* Work required *
Output all the data exactly. Pictures do not belong in the copy.
◇ ◇ ◇ ◇
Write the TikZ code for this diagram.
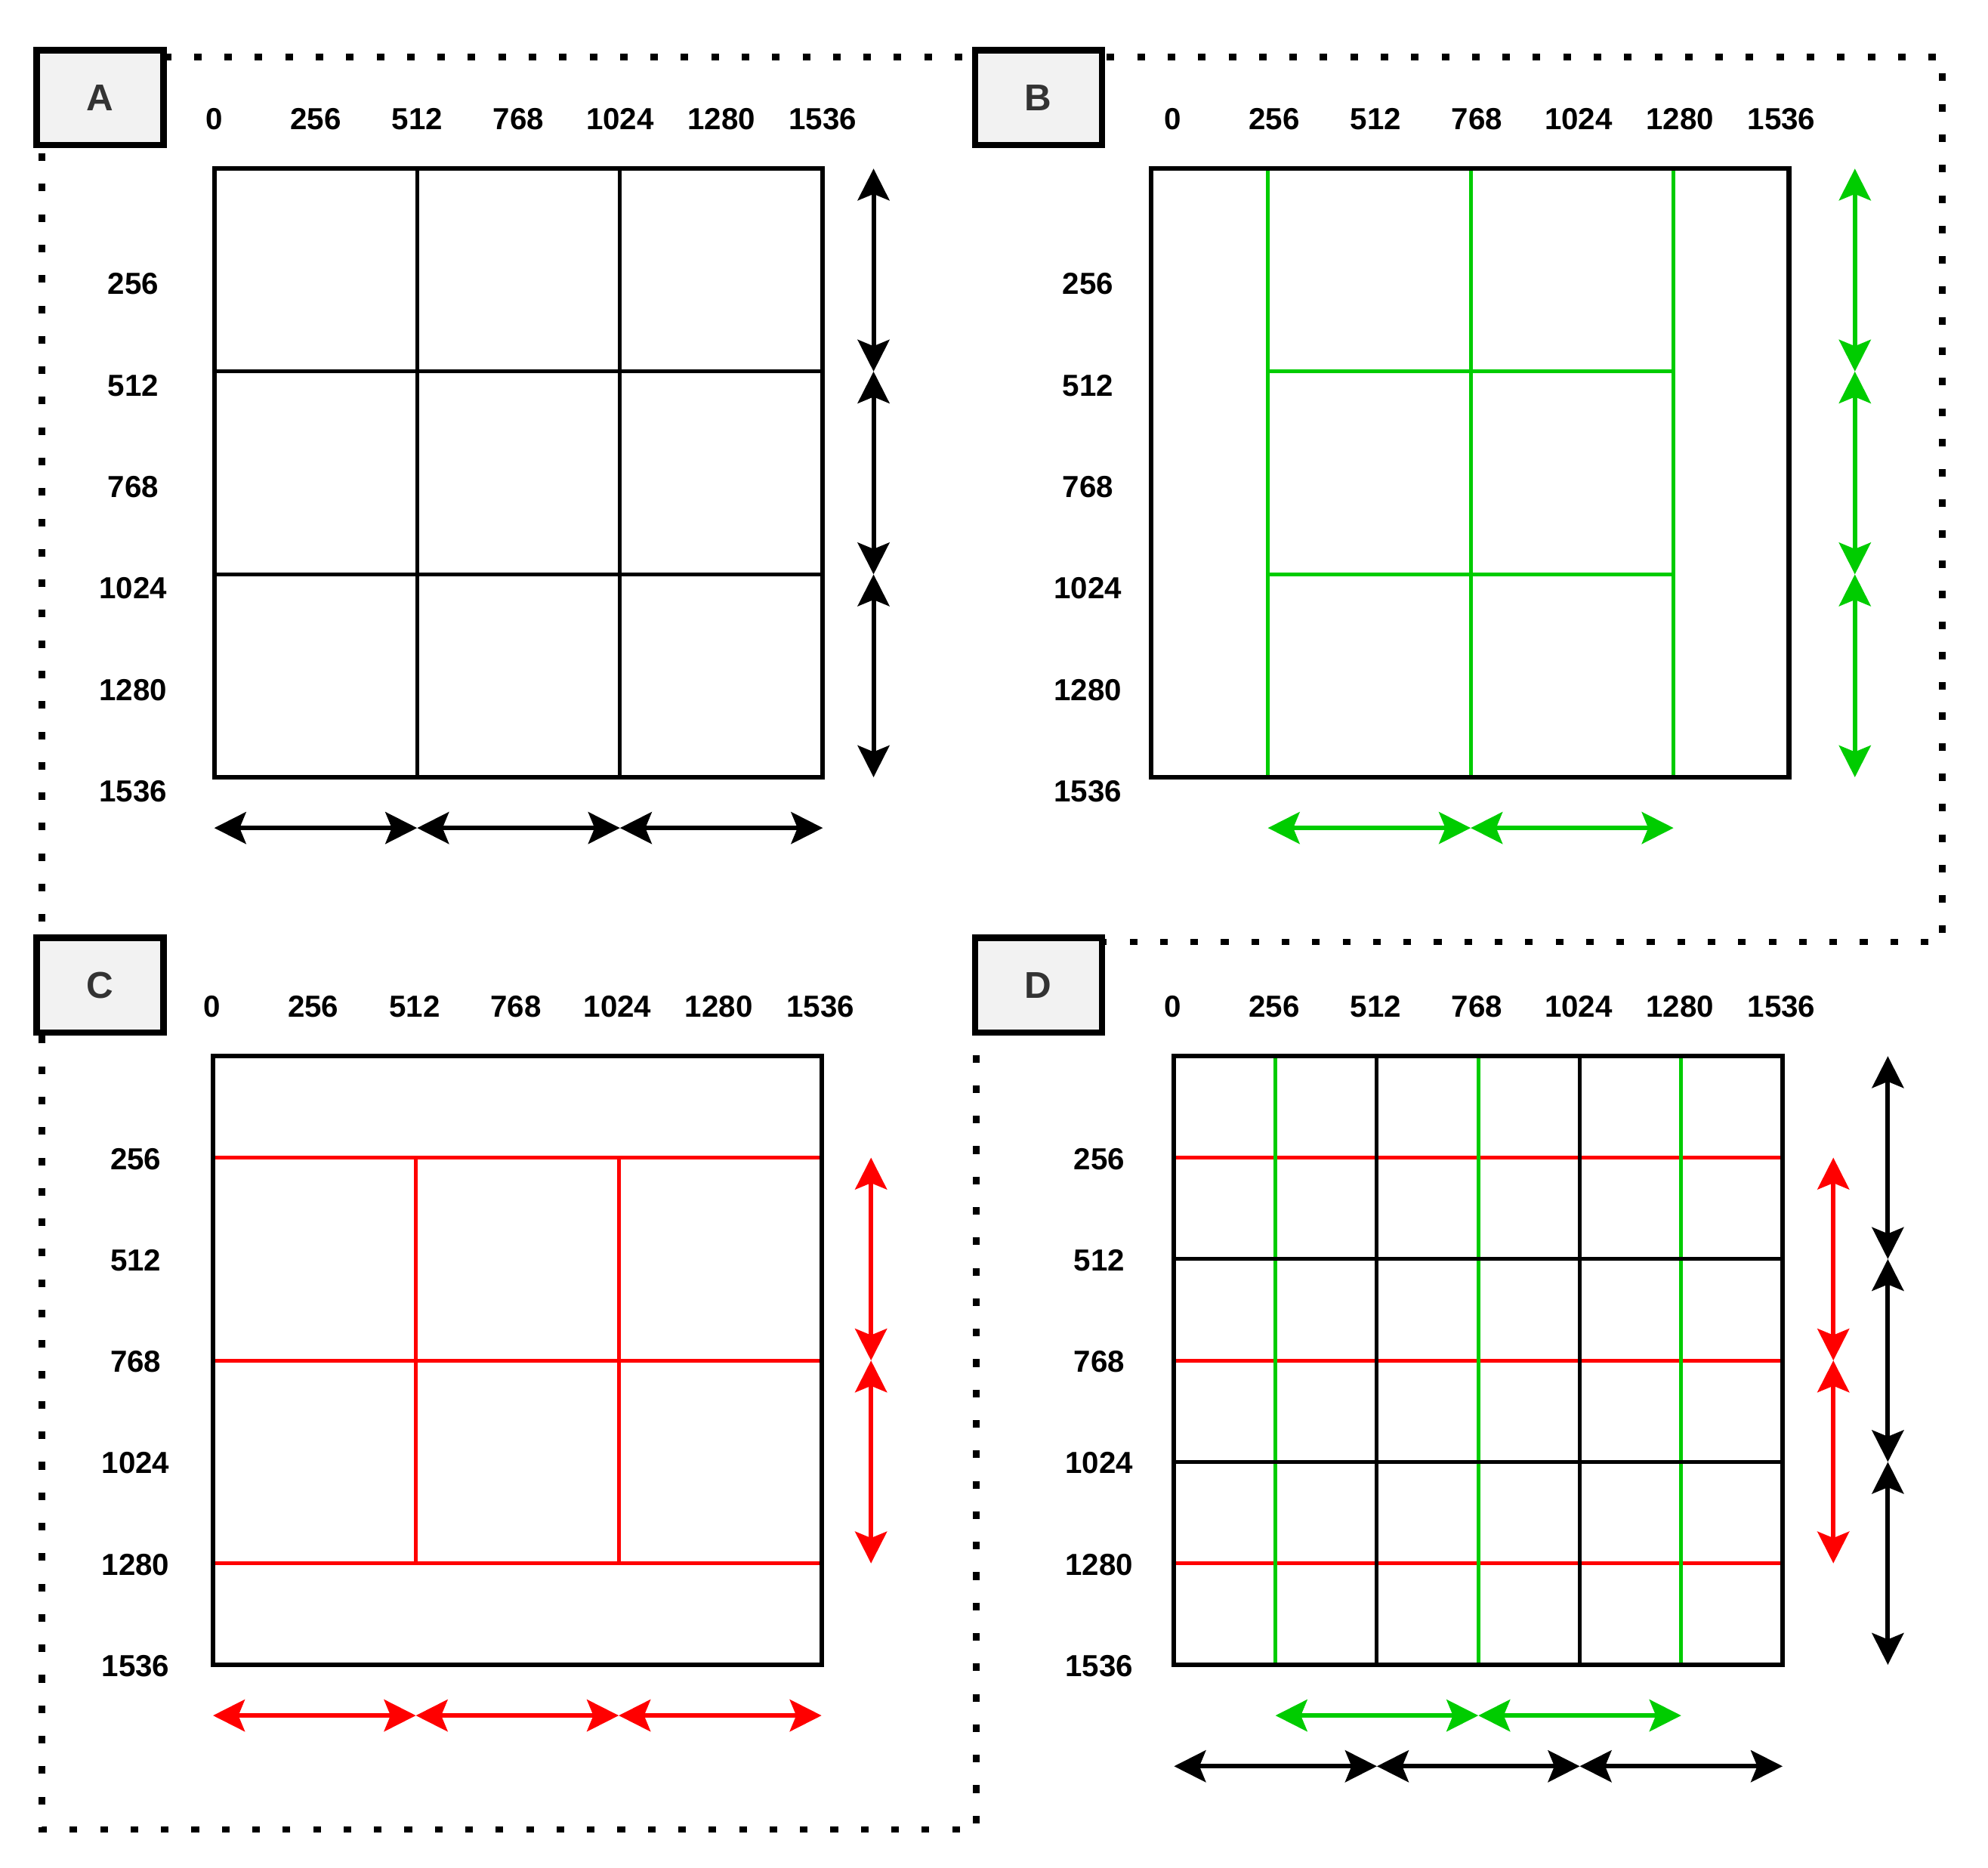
\documentclass[tikz,border=0pt]{standalone}
\usepackage{fontspec}
\setmainfont{Liberation Sans}
\usetikzlibrary{arrows.meta}
\definecolor{gr}{HTML}{00CC00}
\definecolor{rd}{HTML}{FF0000}
\definecolor{lbltext}{HTML}{333333}
\definecolor{lblfill}{HTML}{F2F2F2}
\begin{document}
\begin{tikzpicture}[x=0.5pt,y=-0.5pt,
  tick/.style={font=\fontsize{12}{14}\selectfont\bfseries, inner sep=0pt, text=black},
  panellabel/.style={draw=black, line width=2.5pt, fill=lblfill, minimum width=50pt, minimum height=37.5pt, inner sep=0pt, font=\fontsize{14.7}{17}\selectfont\bfseries, text=lbltext},
  gbox/.style={draw=black, line width=1.8pt},
  gline/.style={line width=1.5pt},
  dim/.style={line width=1.8pt, {Stealth[length=12.5pt,width=12.5pt,inset=2.5pt]}-{Stealth[length=12.5pt,width=12.5pt,inset=2.5pt]}},
  dotline/.style={line width=2.5pt, dash pattern=on 3pt off 9pt}
]
\useasboundingbox (0,0) rectangle (1568,1473);

% dotted outline
\draw[dotline] (33,45) -- (1532,45) -- (1532,743) -- (770,743) -- (770,1443) -- (33,1443) -- cycle;

% ---------- Panel A ----------
\foreach \v in {329,489} \draw[gline] (\v,133) -- (\v,613);
\foreach \v in {293,453} \draw[gline] (169,\v) -- (649,\v);
\draw[gbox] (169,133) rectangle (649,613);
\foreach \t [count=\i from 0] in {0,256,512,768,1024,1280,1536}
  \node[tick] (At\i) at (169+80*\i,94) {\t};
\foreach \t [count=\i] in {256,512,768,1024,1280,1536}
  \node[tick] (Al\i) at (105,144+80*\i) {\t};
\coordinate (Av0) at (689,133); \coordinate (Av1) at (689,293);
\coordinate (Av2) at (689,453); \coordinate (Av3) at (689,613);
\draw[dim] (Av0) -- (Av1); \draw[dim] (Av1) -- (Av2); \draw[dim] (Av2) -- (Av3);
\coordinate (Ah0) at (169,653); \coordinate (Ah1) at (329,653);
\coordinate (Ah2) at (489,653); \coordinate (Ah3) at (649,653);
\draw[dim] (Ah0) -- (Ah1); \draw[dim] (Ah1) -- (Ah2); \draw[dim] (Ah2) -- (Ah3);

% ---------- Panel B ----------
\foreach \v in {1000,1160,1320} \draw[gline, gr] (\v,133) -- (\v,613);
\foreach \v in {293,453} \draw[gline, gr] (1000,\v) -- (1320,\v);
\draw[gbox] (908,133) rectangle (1411,613);
\foreach \t [count=\i from 0] in {0,256,512,768,1024,1280,1536}
  \node[tick] (Bt\i) at (925+80*\i,94) {\t};
\foreach \t [count=\i] in {256,512,768,1024,1280,1536}
  \node[tick] (Bl\i) at (858,144+80*\i) {\t};
\coordinate (Bv0) at (1463,133); \coordinate (Bv1) at (1463,293);
\coordinate (Bv2) at (1463,453); \coordinate (Bv3) at (1463,613);
\draw[dim, gr] (Bv0) -- (Bv1); \draw[dim, gr] (Bv1) -- (Bv2); \draw[dim, gr] (Bv2) -- (Bv3);
\coordinate (Bh0) at (1000,653); \coordinate (Bh1) at (1160,653); \coordinate (Bh2) at (1320,653);
\draw[dim, gr] (Bh0) -- (Bh1); \draw[dim, gr] (Bh1) -- (Bh2);

% ---------- Panel C ----------
\foreach \v in {913,1073,1233} \draw[gline, rd] (168,\v) -- (648,\v);
\foreach \v in {328,488} \draw[gline, rd] (\v,913) -- (\v,1233);
\draw[gbox] (168,833) rectangle (648,1313);
\foreach \t [count=\i from 0] in {0,256,512,768,1024,1280,1536}
  \node[tick] (Ct\i) at (167+80*\i,794) {\t};
\foreach \t [count=\i] in {256,512,768,1024,1280,1536}
  \node[tick] (Cl\i) at (107,834+80*\i) {\t};
\coordinate (Cv0) at (687,913); \coordinate (Cv1) at (687,1073); \coordinate (Cv2) at (687,1233);
\draw[dim, rd] (Cv0) -- (Cv1); \draw[dim, rd] (Cv1) -- (Cv2);
\coordinate (Ch0) at (168,1353); \coordinate (Ch1) at (328,1353);
\coordinate (Ch2) at (488,1353); \coordinate (Ch3) at (648,1353);
\draw[dim, rd] (Ch0) -- (Ch1); \draw[dim, rd] (Ch1) -- (Ch2); \draw[dim, rd] (Ch2) -- (Ch3);

% ---------- Panel D ----------
\foreach \v in {913,1073,1233} \draw[gline, rd] (926,\v) -- (1406,\v);
\foreach \v in {1006,1166,1326} \draw[gline, gr] (\v,833) -- (\v,1313);
\foreach \v in {1086,1246} \draw[gline] (\v,833) -- (\v,1313);
\foreach \v in {993,1153} \draw[gline] (926,\v) -- (1406,\v);
\draw[gbox] (926,833) rectangle (1406,1313);
\foreach \t [count=\i from 0] in {0,256,512,768,1024,1280,1536}
  \node[tick] (Dt\i) at (925+80*\i,794) {\t};
\foreach \t [count=\i] in {256,512,768,1024,1280,1536}
  \node[tick] (Dl\i) at (867,834+80*\i) {\t};
\coordinate (Dk0) at (1489,833); \coordinate (Dk1) at (1489,993);
\coordinate (Dk2) at (1489,1153); \coordinate (Dk3) at (1489,1313);
\draw[dim] (Dk0) -- (Dk1); \draw[dim] (Dk1) -- (Dk2); \draw[dim] (Dk2) -- (Dk3);
\coordinate (Dr0) at (1446,913); \coordinate (Dr1) at (1446,1073); \coordinate (Dr2) at (1446,1233);
\draw[dim, rd] (Dr0) -- (Dr1); \draw[dim, rd] (Dr1) -- (Dr2);
\coordinate (Dg0) at (1006,1353); \coordinate (Dg1) at (1166,1353); \coordinate (Dg2) at (1326,1353);
\draw[dim, gr] (Dg0) -- (Dg1); \draw[dim, gr] (Dg1) -- (Dg2);
\coordinate (Dh0) at (926,1393); \coordinate (Dh1) at (1086,1393);
\coordinate (Dh2) at (1246,1393); \coordinate (Dh3) at (1406,1393);
\draw[dim] (Dh0) -- (Dh1); \draw[dim] (Dh1) -- (Dh2); \draw[dim] (Dh2) -- (Dh3);

% ---------- panel labels ----------
\node[panellabel] (labA) at (79,77) {A};
\node[panellabel] (labB) at (819,77) {B};
\node[panellabel] (labC) at (79,777) {C};
\node[panellabel] (labD) at (819,777) {D};
\end{tikzpicture}
\end{document}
◇ ◇ ◇ ◇
* Final result *
Write the TikZ code for this diagram.
\documentclass[tikz,border=0pt]{standalone}
\usepackage{fontspec}
\setmainfont{Liberation Sans}
\usetikzlibrary{arrows.meta}
\definecolor{gr}{HTML}{00CC00}
\definecolor{rd}{HTML}{FF0000}
\definecolor{lbltext}{HTML}{333333}
\definecolor{lblfill}{HTML}{F2F2F2}
\begin{document}
\begin{tikzpicture}[x=0.5pt,y=-0.5pt,
  tick/.style={font=\fontsize{12}{14}\selectfont\bfseries, inner sep=0pt, text=black},
  panellabel/.style={draw=black, line width=2.5pt, fill=lblfill, minimum width=50pt, minimum height=37.5pt, inner sep=0pt, font=\fontsize{14.7}{17}\selectfont\bfseries, text=lbltext},
  gbox/.style={draw=black, line width=1.8pt},
  gline/.style={line width=1.5pt},
  dim/.style={line width=1.8pt, {Stealth[length=12.5pt,width=12.5pt,inset=2.5pt]}-{Stealth[length=12.5pt,width=12.5pt,inset=2.5pt]}},
  dotline/.style={line width=2.5pt, dash pattern=on 3pt off 9pt}
]
\useasboundingbox (0,0) rectangle (1568,1473);

% dotted outline
\draw[dotline] (33,45) -- (1532,45) -- (1532,743) -- (770,743) -- (770,1443) -- (33,1443) -- cycle;

% ---------- Panel A ----------
\foreach \v in {329,489} \draw[gline] (\v,133) -- (\v,613);
\foreach \v in {293,453} \draw[gline] (169,\v) -- (649,\v);
\draw[gbox] (169,133) rectangle (649,613);
\foreach \t [count=\i from 0] in {0,256,512,768,1024,1280,1536}
  \node[tick] (At\i) at (169+80*\i,94) {\t};
\foreach \t [count=\i] in {256,512,768,1024,1280,1536}
  \node[tick] (Al\i) at (105,144+80*\i) {\t};
\coordinate (Av0) at (689,133); \coordinate (Av1) at (689,293);
\coordinate (Av2) at (689,453); \coordinate (Av3) at (689,613);
\draw[dim] (Av0) -- (Av1); \draw[dim] (Av1) -- (Av2); \draw[dim] (Av2) -- (Av3);
\coordinate (Ah0) at (169,653); \coordinate (Ah1) at (329,653);
\coordinate (Ah2) at (489,653); \coordinate (Ah3) at (649,653);
\draw[dim] (Ah0) -- (Ah1); \draw[dim] (Ah1) -- (Ah2); \draw[dim] (Ah2) -- (Ah3);

% ---------- Panel B ----------
\foreach \v in {1000,1160,1320} \draw[gline, gr] (\v,133) -- (\v,613);
\foreach \v in {293,453} \draw[gline, gr] (1000,\v) -- (1320,\v);
\draw[gbox] (908,133) rectangle (1411,613);
\foreach \t [count=\i from 0] in {0,256,512,768,1024,1280,1536}
  \node[tick] (Bt\i) at (925+80*\i,94) {\t};
\foreach \t [count=\i] in {256,512,768,1024,1280,1536}
  \node[tick] (Bl\i) at (858,144+80*\i) {\t};
\coordinate (Bv0) at (1463,133); \coordinate (Bv1) at (1463,293);
\coordinate (Bv2) at (1463,453); \coordinate (Bv3) at (1463,613);
\draw[dim, gr] (Bv0) -- (Bv1); \draw[dim, gr] (Bv1) -- (Bv2); \draw[dim, gr] (Bv2) -- (Bv3);
\coordinate (Bh0) at (1000,653); \coordinate (Bh1) at (1160,653); \coordinate (Bh2) at (1320,653);
\draw[dim, gr] (Bh0) -- (Bh1); \draw[dim, gr] (Bh1) -- (Bh2);

% ---------- Panel C ----------
\foreach \v in {913,1073,1233} \draw[gline, rd] (168,\v) -- (648,\v);
\foreach \v in {328,488} \draw[gline, rd] (\v,913) -- (\v,1233);
\draw[gbox] (168,833) rectangle (648,1313);
\foreach \t [count=\i from 0] in {0,256,512,768,1024,1280,1536}
  \node[tick] (Ct\i) at (167+80*\i,794) {\t};
\foreach \t [count=\i] in {256,512,768,1024,1280,1536}
  \node[tick] (Cl\i) at (107,834+80*\i) {\t};
\coordinate (Cv0) at (687,913); \coordinate (Cv1) at (687,1073); \coordinate (Cv2) at (687,1233);
\draw[dim, rd] (Cv0) -- (Cv1); \draw[dim, rd] (Cv1) -- (Cv2);
\coordinate (Ch0) at (168,1353); \coordinate (Ch1) at (328,1353);
\coordinate (Ch2) at (488,1353); \coordinate (Ch3) at (648,1353);
\draw[dim, rd] (Ch0) -- (Ch1); \draw[dim, rd] (Ch1) -- (Ch2); \draw[dim, rd] (Ch2) -- (Ch3);

% ---------- Panel D ----------
\foreach \v in {913,1073,1233} \draw[gline, rd] (926,\v) -- (1406,\v);
\foreach \v in {1006,1166,1326} \draw[gline, gr] (\v,833) -- (\v,1313);
\foreach \v in {1086,1246} \draw[gline] (\v,833) -- (\v,1313);
\foreach \v in {993,1153} \draw[gline] (926,\v) -- (1406,\v);
\draw[gbox] (926,833) rectangle (1406,1313);
\foreach \t [count=\i from 0] in {0,256,512,768,1024,1280,1536}
  \node[tick] (Dt\i) at (925+80*\i,794) {\t};
\foreach \t [count=\i] in {256,512,768,1024,1280,1536}
  \node[tick] (Dl\i) at (867,834+80*\i) {\t};
\coordinate (Dk0) at (1489,833); \coordinate (Dk1) at (1489,993);
\coordinate (Dk2) at (1489,1153); \coordinate (Dk3) at (1489,1313);
\draw[dim] (Dk0) -- (Dk1); \draw[dim] (Dk1) -- (Dk2); \draw[dim] (Dk2) -- (Dk3);
\coordinate (Dr0) at (1446,913); \coordinate (Dr1) at (1446,1073); \coordinate (Dr2) at (1446,1233);
\draw[dim, rd] (Dr0) -- (Dr1); \draw[dim, rd] (Dr1) -- (Dr2);
\coordinate (Dg0) at (1006,1353); \coordinate (Dg1) at (1166,1353); \coordinate (Dg2) at (1326,1353);
\draw[dim, gr] (Dg0) -- (Dg1); \draw[dim, gr] (Dg1) -- (Dg2);
\coordinate (Dh0) at (926,1393); \coordinate (Dh1) at (1086,1393);
\coordinate (Dh2) at (1246,1393); \coordinate (Dh3) at (1406,1393);
\draw[dim] (Dh0) -- (Dh1); \draw[dim] (Dh1) -- (Dh2); \draw[dim] (Dh2) -- (Dh3);

% ---------- panel labels ----------
\node[panellabel] (labA) at (79,77) {A};
\node[panellabel] (labB) at (819,77) {B};
\node[panellabel] (labC) at (79,777) {C};
\node[panellabel] (labD) at (819,777) {D};
\end{tikzpicture}
\end{document}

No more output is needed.